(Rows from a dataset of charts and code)
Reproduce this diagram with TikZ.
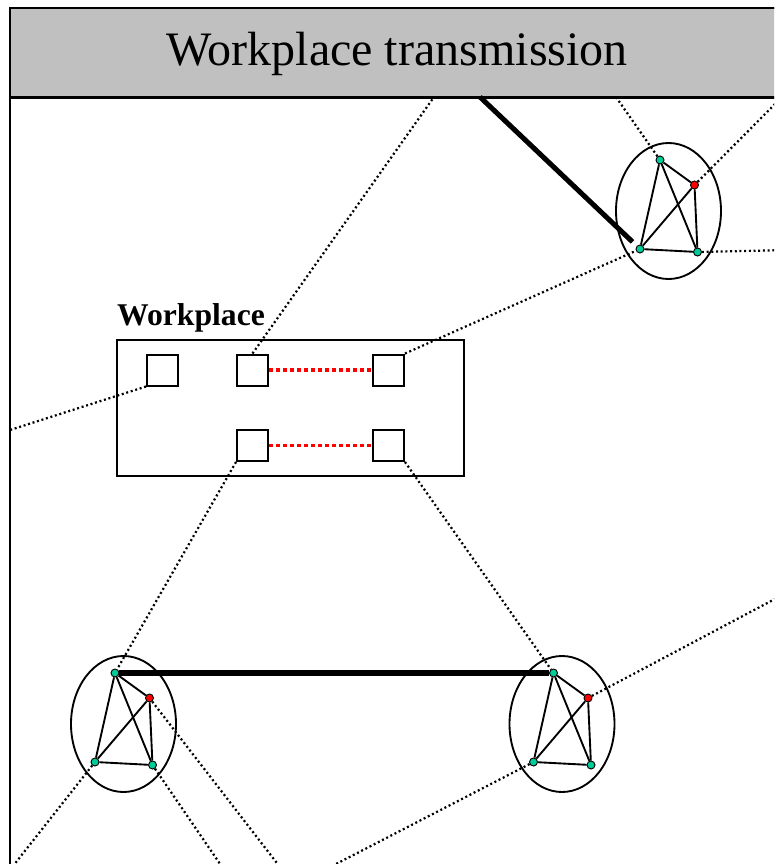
\documentclass[tikz,border=0pt]{standalone}
\usepackage{fontspec}
\setmainfont{Liberation Serif}
\usepackage{tikz}
\usetikzlibrary{shapes.geometric}
\usetikzlibrary{positioning}
\definecolor{hdrgray}{RGB}{192,192,192}
\definecolor{pgreen}{RGB}{0,204,153}

\begin{document}
\begin{tikzpicture}[x=0.03cm, y=-0.03cm,
    hh/.style={draw, ellipse, line width=1.6pt, minimum width=3.15cm, minimum height=4.08cm, inner sep=0pt},
    pers/.style={draw, circle, line width=0.8pt, minimum size=0.24cm, inner sep=0pt, fill=pgreen},
    sick/.style={pers, fill=red},
    desk/.style={draw, line width=1.7pt, minimum size=0.93cm, inner sep=0pt},
    contact/.style={line width=1.9pt, dash pattern=on 1.7pt off 2.3pt},
    cowork/.style={red, line width=3.4pt, dash pattern=on 3.4pt off 2.6pt},
    tie/.style={line width=1.6pt},
    strong/.style={line width=4.3pt}]

 \useasboundingbox (0,0) rectangle (774,864);
 \clip (0,0) rectangle (774,864);

	%frame and title
 \draw[line width=1.7pt] (10,8) rectangle (784,900);
 \node[draw, fill=hdrgray, line width=1.7pt, minimum width=23.22cm, minimum height=2.67cm, inner sep=0pt] (hdr) at (397,52.5) {};
 \draw[line width=2.4pt] (hdr.south west) -- (hdr.south east);
 \node[font=\fontsize{41}{48}\selectfont, anchor=base, inner sep=0pt] (title) at (397,65) {Workplace transmission};

	%workplace
 \node[draw, line width=1.7pt, minimum width=10.41cm, minimum height=4.08cm, inner sep=0pt] (wp) at (290.5,408) {};
 \node[font=\bfseries\fontsize{27}{32}\selectfont, anchor=base west, inner sep=0pt] (wplabel) at (117,325) {Workplace};
    \foreach \name/\x/\y in {w1/162.5/370, w2/252.5/370, w3/388.5/370, w4/252.5/445.5, w5/388.5/445.5}{
         \node[desk] (\name) at (\x,\y) {};
    }
 \draw[cowork] (w2.east) -- (w3.west);
 \draw[cowork] (w4.east) -- (w5.west);

	%households
    \foreach \h/\cx/\cy in {A/668.5/211, B/123.5/724, C/562/724}{
         \node[hh] (\h) at (\cx,\cy) {};
         \node[pers] (\h1) at (\cx-8.5,\cy-51) {};
         \node[sick] (\h2) at (\cx+26,\cy-26) {};
         \node[pers] (\h3) at (\cx-28.5,\cy+38) {};
         \node[pers] (\h4) at (\cx+29,\cy+41) {};
         \foreach \a/\b in {1/2,1/3,1/4,2/3,2/4,3/4}
              \draw[tie] (\h\a) -- (\h\b);
    }

	%free ends
 \coordinate (lft) at (10,430);
 \coordinate (topa) at (434,97);
 \coordinate (topb) at (480,97);
 \coordinate (topc) at (616,97);
 \coordinate (topd) at (782,97);
 \coordinate (rta) at (790,250);
 \coordinate (rtb) at (790,591);
 \coordinate (bta) at (2,880);
 \coordinate (btb) at (231,880);
 \coordinate (btc) at (290,880);
 \coordinate (btd) at (305,880);

	%contacts
 \draw[contact] (w1.south west) -- (lft);
 \draw[contact] (w2.north) -- (topa);
 \draw[contact] (w3.north east) -- (A3);
 \draw[contact] (w4.south west) -- (B1);
 \draw[contact] (w5.south east) -- (C1);
 \draw[contact] (A1) -- (topc);
 \draw[contact] (A2) -- (topd);
 \draw[contact] (A4) -- (rta);
 \draw[contact] (B2) -- (btc);
 \draw[contact] (B3) -- (bta);
 \draw[contact] (B4) -- (btb);
 \draw[contact] (C2) -- (rtb);
 \draw[contact] (C3) -- (btd);

	%strong links
 \draw[strong, shorten >=5pt] (topb) -- (A3);
 \draw[strong] (B1) -- (C1);

\end{tikzpicture}
\end{document}
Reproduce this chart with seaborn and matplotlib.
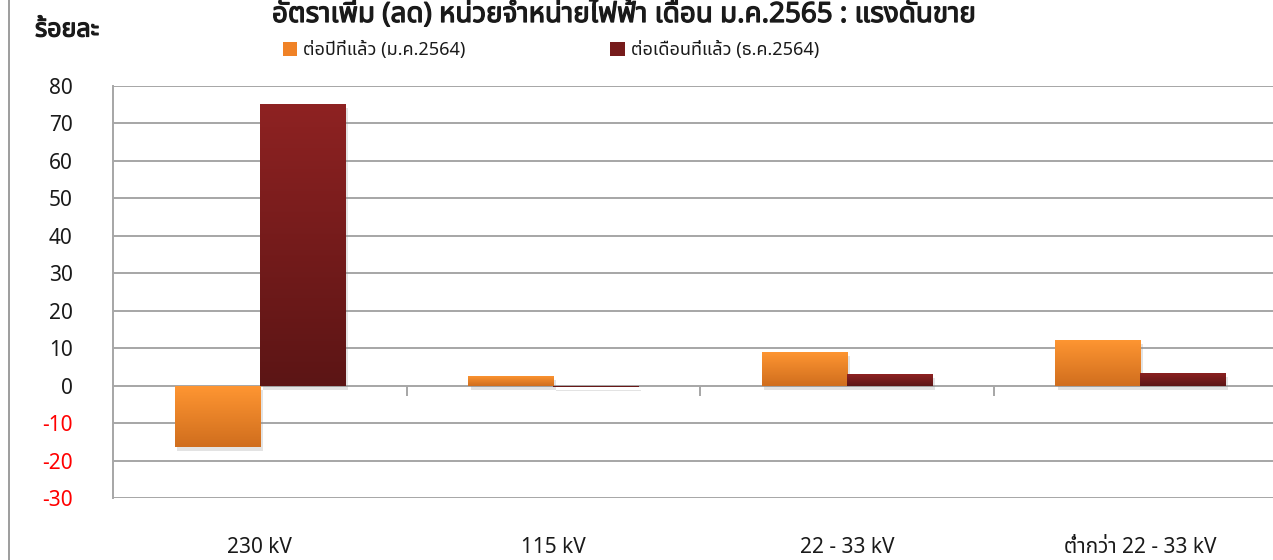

Requirements:
Generate a word-for-word copy of the preceding records, excluding all pictures.

The completed task:
Reproduce this diagram with TikZ.
\documentclass[tikz,border=0pt]{standalone}
\usepackage{fontspec}
\setmainfont{Liberation Serif}
\usepackage{tikz}
\usetikzlibrary{shapes.geometric}
\usetikzlibrary{positioning}
\definecolor{hdrgray}{RGB}{192,192,192}
\definecolor{pgreen}{RGB}{0,204,153}

\begin{document}
\begin{tikzpicture}[x=0.03cm, y=-0.03cm,
    hh/.style={draw, ellipse, line width=1.6pt, minimum width=3.15cm, minimum height=4.08cm, inner sep=0pt},
    pers/.style={draw, circle, line width=0.8pt, minimum size=0.24cm, inner sep=0pt, fill=pgreen},
    sick/.style={pers, fill=red},
    desk/.style={draw, line width=1.7pt, minimum size=0.93cm, inner sep=0pt},
    contact/.style={line width=1.9pt, dash pattern=on 1.7pt off 2.3pt},
    cowork/.style={red, line width=3.4pt, dash pattern=on 3.4pt off 2.6pt},
    tie/.style={line width=1.6pt},
    strong/.style={line width=4.3pt}]

 \useasboundingbox (0,0) rectangle (774,864);
 \clip (0,0) rectangle (774,864);

	%frame and title
 \draw[line width=1.7pt] (10,8) rectangle (784,900);
 \node[draw, fill=hdrgray, line width=1.7pt, minimum width=23.22cm, minimum height=2.67cm, inner sep=0pt] (hdr) at (397,52.5) {};
 \draw[line width=2.4pt] (hdr.south west) -- (hdr.south east);
 \node[font=\fontsize{41}{48}\selectfont, anchor=base, inner sep=0pt] (title) at (397,65) {Workplace transmission};

	%workplace
 \node[draw, line width=1.7pt, minimum width=10.41cm, minimum height=4.08cm, inner sep=0pt] (wp) at (290.5,408) {};
 \node[font=\bfseries\fontsize{27}{32}\selectfont, anchor=base west, inner sep=0pt] (wplabel) at (117,325) {Workplace};
    \foreach \name/\x/\y in {w1/162.5/370, w2/252.5/370, w3/388.5/370, w4/252.5/445.5, w5/388.5/445.5}{
         \node[desk] (\name) at (\x,\y) {};
    }
 \draw[cowork] (w2.east) -- (w3.west);
 \draw[cowork] (w4.east) -- (w5.west);

	%households
    \foreach \h/\cx/\cy in {A/668.5/211, B/123.5/724, C/562/724}{
         \node[hh] (\h) at (\cx,\cy) {};
         \node[pers] (\h1) at (\cx-8.5,\cy-51) {};
         \node[sick] (\h2) at (\cx+26,\cy-26) {};
         \node[pers] (\h3) at (\cx-28.5,\cy+38) {};
         \node[pers] (\h4) at (\cx+29,\cy+41) {};
         \foreach \a/\b in {1/2,1/3,1/4,2/3,2/4,3/4}
              \draw[tie] (\h\a) -- (\h\b);
    }

	%free ends
 \coordinate (lft) at (10,430);
 \coordinate (topa) at (434,97);
 \coordinate (topb) at (480,97);
 \coordinate (topc) at (616,97);
 \coordinate (topd) at (782,97);
 \coordinate (rta) at (790,250);
 \coordinate (rtb) at (790,591);
 \coordinate (bta) at (2,880);
 \coordinate (btb) at (231,880);
 \coordinate (btc) at (290,880);
 \coordinate (btd) at (305,880);

	%contacts
 \draw[contact] (w1.south west) -- (lft);
 \draw[contact] (w2.north) -- (topa);
 \draw[contact] (w3.north east) -- (A3);
 \draw[contact] (w4.south west) -- (B1);
 \draw[contact] (w5.south east) -- (C1);
 \draw[contact] (A1) -- (topc);
 \draw[contact] (A2) -- (topd);
 \draw[contact] (A4) -- (rta);
 \draw[contact] (B2) -- (btc);
 \draw[contact] (B3) -- (bta);
 \draw[contact] (B4) -- (btb);
 \draw[contact] (C2) -- (rtb);
 \draw[contact] (C3) -- (btd);

	%strong links
 \draw[strong, shorten >=5pt] (topb) -- (A3);
 \draw[strong] (B1) -- (C1);

\end{tikzpicture}
\end{document}
Reproduce this chart with seaborn and matplotlib.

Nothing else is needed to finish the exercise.